9. Conclusion, wherein they basically just summarize the important bits from the previous chapters in bullet form. It's better organized than most of the chapters, and doesn't have the same problem with redundancy.

Do I recommend this book? Meh. Sure, I learned some stuff, but I would have learned just as much in half the time if I'd just looked into it online. If you're going to be stuck on a plane and don't want to pay for internet and have a passing interest in smell, it may be worth checking out. There are probably newer books that have come out that include more recent research (I'm sure there's been stuff in the past 15 years), and your best bet would probably be to look for those. This one happened to be reviewed on Now Smell This and available at the university library, but I have to say, it makes me miss my dense journal articles. Perhaps if you don't share my bias against evolutionary psychology, you'll enjoy the book more, but I absolutely loathe that line of argument (because it leads to so many ridiculous claims about human behavior).
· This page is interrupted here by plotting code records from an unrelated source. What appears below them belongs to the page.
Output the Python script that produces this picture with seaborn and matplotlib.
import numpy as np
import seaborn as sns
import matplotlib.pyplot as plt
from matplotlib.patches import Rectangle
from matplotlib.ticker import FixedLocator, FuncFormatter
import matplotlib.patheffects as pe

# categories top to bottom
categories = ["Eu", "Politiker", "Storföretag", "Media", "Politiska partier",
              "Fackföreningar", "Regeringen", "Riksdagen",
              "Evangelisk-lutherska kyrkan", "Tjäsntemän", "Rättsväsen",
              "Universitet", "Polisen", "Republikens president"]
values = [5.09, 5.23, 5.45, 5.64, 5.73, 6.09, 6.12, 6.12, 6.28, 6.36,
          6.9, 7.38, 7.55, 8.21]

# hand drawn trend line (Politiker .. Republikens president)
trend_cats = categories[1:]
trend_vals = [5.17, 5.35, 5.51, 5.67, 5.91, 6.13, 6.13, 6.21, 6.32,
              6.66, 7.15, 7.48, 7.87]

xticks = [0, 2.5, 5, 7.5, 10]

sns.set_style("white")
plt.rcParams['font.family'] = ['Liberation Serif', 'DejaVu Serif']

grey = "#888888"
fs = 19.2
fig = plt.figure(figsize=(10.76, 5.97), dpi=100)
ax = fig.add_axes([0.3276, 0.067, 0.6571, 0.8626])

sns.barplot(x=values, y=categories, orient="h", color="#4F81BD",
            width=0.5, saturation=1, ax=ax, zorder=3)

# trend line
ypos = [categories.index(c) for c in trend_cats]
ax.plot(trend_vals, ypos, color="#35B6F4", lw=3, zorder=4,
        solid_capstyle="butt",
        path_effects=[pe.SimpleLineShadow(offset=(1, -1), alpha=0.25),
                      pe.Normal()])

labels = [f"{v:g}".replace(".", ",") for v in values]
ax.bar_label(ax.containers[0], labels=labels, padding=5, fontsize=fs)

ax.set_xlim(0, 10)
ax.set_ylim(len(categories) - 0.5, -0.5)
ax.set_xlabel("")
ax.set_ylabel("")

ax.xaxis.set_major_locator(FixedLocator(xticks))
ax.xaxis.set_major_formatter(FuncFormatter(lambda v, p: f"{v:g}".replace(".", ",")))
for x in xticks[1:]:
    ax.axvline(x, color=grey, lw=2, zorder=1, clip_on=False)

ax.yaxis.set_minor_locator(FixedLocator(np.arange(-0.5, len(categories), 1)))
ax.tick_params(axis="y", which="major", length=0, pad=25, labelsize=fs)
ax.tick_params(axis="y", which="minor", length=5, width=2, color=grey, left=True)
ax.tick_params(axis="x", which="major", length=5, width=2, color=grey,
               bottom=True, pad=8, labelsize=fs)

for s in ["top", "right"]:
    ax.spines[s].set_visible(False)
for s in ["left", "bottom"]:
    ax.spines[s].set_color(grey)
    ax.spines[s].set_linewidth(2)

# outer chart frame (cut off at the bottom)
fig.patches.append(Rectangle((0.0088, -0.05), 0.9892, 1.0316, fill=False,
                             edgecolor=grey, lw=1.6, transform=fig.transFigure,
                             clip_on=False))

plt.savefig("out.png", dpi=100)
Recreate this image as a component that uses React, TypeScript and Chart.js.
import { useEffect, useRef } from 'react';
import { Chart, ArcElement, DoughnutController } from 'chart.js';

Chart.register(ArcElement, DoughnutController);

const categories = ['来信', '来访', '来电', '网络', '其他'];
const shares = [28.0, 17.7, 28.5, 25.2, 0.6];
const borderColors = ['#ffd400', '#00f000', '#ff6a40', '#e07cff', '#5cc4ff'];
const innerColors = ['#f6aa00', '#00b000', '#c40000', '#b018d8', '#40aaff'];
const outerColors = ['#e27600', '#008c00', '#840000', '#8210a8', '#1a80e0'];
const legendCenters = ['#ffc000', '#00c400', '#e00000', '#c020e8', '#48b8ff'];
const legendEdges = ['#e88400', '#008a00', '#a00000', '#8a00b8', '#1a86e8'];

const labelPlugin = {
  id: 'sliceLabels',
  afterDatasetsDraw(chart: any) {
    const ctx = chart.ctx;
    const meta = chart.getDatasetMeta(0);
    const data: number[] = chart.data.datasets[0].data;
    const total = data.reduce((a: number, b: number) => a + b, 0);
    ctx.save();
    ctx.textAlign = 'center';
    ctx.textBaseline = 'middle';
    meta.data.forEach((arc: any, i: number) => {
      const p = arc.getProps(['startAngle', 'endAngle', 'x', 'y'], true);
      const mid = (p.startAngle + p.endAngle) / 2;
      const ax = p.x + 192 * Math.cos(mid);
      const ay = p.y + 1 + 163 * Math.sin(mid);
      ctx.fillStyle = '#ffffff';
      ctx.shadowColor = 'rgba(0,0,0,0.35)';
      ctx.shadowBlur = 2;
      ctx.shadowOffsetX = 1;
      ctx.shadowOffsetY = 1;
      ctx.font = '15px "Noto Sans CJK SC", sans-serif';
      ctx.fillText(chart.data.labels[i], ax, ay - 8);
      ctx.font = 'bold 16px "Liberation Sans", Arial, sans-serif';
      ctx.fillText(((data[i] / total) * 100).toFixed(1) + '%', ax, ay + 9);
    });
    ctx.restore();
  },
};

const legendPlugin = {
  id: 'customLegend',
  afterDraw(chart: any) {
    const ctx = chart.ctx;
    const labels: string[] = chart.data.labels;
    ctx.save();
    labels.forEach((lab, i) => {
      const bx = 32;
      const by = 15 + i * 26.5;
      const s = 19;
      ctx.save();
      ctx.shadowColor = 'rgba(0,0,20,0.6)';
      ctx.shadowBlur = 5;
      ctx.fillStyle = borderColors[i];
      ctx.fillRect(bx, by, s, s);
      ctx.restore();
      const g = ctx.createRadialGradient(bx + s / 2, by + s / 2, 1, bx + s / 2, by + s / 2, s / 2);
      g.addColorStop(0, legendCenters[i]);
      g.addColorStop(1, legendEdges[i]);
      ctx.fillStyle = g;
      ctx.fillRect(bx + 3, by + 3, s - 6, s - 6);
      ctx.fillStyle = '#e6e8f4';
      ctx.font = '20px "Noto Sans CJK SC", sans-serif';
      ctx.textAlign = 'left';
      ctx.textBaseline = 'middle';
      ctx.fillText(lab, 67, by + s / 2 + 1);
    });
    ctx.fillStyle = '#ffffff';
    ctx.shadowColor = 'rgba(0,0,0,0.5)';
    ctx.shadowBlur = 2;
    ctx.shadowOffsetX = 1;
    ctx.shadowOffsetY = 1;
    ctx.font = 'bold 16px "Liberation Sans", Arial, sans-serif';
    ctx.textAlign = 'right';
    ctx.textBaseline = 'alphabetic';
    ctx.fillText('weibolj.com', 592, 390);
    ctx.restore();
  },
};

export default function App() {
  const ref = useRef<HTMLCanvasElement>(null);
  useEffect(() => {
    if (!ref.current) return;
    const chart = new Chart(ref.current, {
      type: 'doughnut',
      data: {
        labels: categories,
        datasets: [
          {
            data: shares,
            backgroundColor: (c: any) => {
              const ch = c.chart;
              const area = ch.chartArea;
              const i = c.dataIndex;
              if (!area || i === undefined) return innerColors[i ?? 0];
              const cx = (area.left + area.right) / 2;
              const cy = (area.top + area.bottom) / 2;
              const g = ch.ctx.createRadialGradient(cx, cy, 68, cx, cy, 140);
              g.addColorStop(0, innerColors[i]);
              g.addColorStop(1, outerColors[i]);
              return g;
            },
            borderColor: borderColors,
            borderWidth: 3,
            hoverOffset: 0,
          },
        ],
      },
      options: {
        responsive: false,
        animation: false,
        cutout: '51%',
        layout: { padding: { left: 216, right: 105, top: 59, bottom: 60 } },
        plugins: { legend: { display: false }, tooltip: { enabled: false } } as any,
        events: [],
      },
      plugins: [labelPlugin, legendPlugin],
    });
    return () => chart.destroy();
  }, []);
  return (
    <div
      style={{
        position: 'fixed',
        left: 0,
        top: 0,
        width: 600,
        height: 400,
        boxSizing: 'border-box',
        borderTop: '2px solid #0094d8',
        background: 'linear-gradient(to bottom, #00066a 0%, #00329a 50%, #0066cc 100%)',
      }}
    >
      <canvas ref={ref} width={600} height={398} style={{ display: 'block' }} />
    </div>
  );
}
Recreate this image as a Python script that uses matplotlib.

Anyways. It was a decent way to pass a few airplane hours, and it led to this (holy shit way too long) blog post, so I guess it's not a total loss.

Have you read Scent: The Secret Seducer? Have you found yourself wishing for more vigorously researched books? Do you find book reviews to be helpful at all? (In general, not this one in particular, since honestly I doubt anyone will find it that helpful. Sorry, guys, for so often going off on ranty tangents.)